start

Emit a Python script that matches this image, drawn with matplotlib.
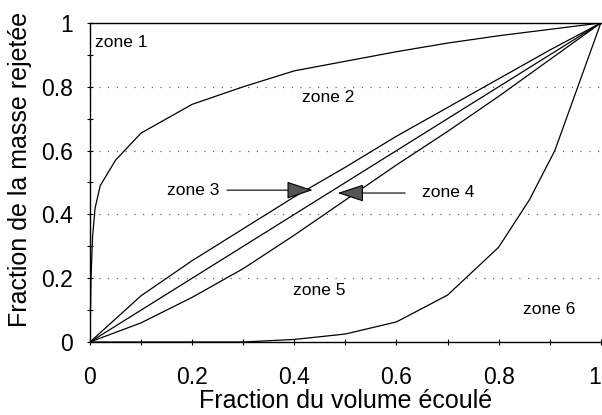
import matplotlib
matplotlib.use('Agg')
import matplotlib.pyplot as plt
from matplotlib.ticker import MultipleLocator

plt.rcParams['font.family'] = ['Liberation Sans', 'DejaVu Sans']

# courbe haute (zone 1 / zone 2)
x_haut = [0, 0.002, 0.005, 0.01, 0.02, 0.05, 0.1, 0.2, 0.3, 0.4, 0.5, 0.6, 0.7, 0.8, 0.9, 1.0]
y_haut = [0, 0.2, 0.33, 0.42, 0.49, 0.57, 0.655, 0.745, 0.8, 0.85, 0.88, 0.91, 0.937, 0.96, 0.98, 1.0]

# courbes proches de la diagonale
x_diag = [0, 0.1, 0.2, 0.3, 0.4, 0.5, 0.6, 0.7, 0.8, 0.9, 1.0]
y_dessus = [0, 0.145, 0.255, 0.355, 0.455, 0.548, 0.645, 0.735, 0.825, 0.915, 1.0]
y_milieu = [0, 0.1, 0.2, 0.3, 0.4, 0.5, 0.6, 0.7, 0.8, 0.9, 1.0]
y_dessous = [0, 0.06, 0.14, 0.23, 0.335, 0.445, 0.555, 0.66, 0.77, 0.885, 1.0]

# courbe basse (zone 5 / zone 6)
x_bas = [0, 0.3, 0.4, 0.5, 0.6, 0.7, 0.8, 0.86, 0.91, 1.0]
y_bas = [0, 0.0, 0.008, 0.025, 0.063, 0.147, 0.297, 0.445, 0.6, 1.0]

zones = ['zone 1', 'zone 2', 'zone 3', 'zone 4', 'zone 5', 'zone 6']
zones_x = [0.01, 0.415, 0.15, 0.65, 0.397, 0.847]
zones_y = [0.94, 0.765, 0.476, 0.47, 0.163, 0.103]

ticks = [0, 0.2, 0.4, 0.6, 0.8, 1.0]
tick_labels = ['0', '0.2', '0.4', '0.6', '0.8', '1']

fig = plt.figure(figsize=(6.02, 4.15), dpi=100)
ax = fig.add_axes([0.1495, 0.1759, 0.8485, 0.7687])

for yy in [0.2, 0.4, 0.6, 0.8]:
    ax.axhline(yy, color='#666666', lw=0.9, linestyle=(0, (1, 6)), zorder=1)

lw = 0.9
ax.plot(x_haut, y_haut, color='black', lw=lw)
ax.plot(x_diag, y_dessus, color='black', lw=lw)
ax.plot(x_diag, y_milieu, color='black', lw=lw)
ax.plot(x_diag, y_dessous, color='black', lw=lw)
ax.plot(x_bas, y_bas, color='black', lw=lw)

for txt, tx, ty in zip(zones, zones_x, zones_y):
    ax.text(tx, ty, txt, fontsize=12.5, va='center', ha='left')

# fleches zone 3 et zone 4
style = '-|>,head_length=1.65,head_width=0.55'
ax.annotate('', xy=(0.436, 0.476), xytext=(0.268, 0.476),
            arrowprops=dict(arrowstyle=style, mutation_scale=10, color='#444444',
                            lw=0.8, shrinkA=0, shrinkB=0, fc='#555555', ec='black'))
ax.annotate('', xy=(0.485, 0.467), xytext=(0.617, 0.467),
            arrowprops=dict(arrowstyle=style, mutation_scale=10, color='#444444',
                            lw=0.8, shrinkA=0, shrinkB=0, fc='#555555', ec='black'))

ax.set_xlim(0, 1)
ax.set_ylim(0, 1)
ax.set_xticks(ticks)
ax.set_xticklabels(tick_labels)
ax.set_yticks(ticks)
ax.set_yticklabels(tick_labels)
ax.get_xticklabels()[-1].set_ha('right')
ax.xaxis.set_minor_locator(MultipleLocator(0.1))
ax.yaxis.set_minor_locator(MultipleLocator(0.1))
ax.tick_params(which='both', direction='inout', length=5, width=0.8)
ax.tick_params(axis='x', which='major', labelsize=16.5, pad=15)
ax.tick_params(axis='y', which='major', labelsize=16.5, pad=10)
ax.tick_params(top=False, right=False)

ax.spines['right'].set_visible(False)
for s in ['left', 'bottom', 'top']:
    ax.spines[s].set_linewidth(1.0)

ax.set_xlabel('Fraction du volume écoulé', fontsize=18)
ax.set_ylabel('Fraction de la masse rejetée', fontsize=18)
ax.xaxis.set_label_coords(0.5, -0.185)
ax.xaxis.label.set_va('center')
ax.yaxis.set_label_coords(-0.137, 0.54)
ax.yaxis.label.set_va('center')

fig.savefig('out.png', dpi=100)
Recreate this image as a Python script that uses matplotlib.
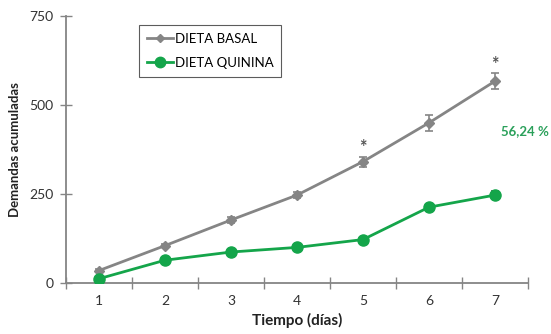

end

§ **Exercise directions**
Repeat, exactly and in full, each line from the start of the data to the line that contains "0.445, 0.6, 1.0]". Pictures do not go in.

§ **Problem solution**
Emit a Python script that matches this image, drawn with matplotlib.
import matplotlib
matplotlib.use('Agg')
import matplotlib.pyplot as plt
from matplotlib.ticker import MultipleLocator

plt.rcParams['font.family'] = ['Liberation Sans', 'DejaVu Sans']

# courbe haute (zone 1 / zone 2)
x_haut = [0, 0.002, 0.005, 0.01, 0.02, 0.05, 0.1, 0.2, 0.3, 0.4, 0.5, 0.6, 0.7, 0.8, 0.9, 1.0]
y_haut = [0, 0.2, 0.33, 0.42, 0.49, 0.57, 0.655, 0.745, 0.8, 0.85, 0.88, 0.91, 0.937, 0.96, 0.98, 1.0]

# courbes proches de la diagonale
x_diag = [0, 0.1, 0.2, 0.3, 0.4, 0.5, 0.6, 0.7, 0.8, 0.9, 1.0]
y_dessus = [0, 0.145, 0.255, 0.355, 0.455, 0.548, 0.645, 0.735, 0.825, 0.915, 1.0]
y_milieu = [0, 0.1, 0.2, 0.3, 0.4, 0.5, 0.6, 0.7, 0.8, 0.9, 1.0]
y_dessous = [0, 0.06, 0.14, 0.23, 0.335, 0.445, 0.555, 0.66, 0.77, 0.885, 1.0]

# courbe basse (zone 5 / zone 6)
x_bas = [0, 0.3, 0.4, 0.5, 0.6, 0.7, 0.8, 0.86, 0.91, 1.0]
y_bas = [0, 0.0, 0.008, 0.025, 0.063, 0.147, 0.297, 0.445, 0.6, 1.0]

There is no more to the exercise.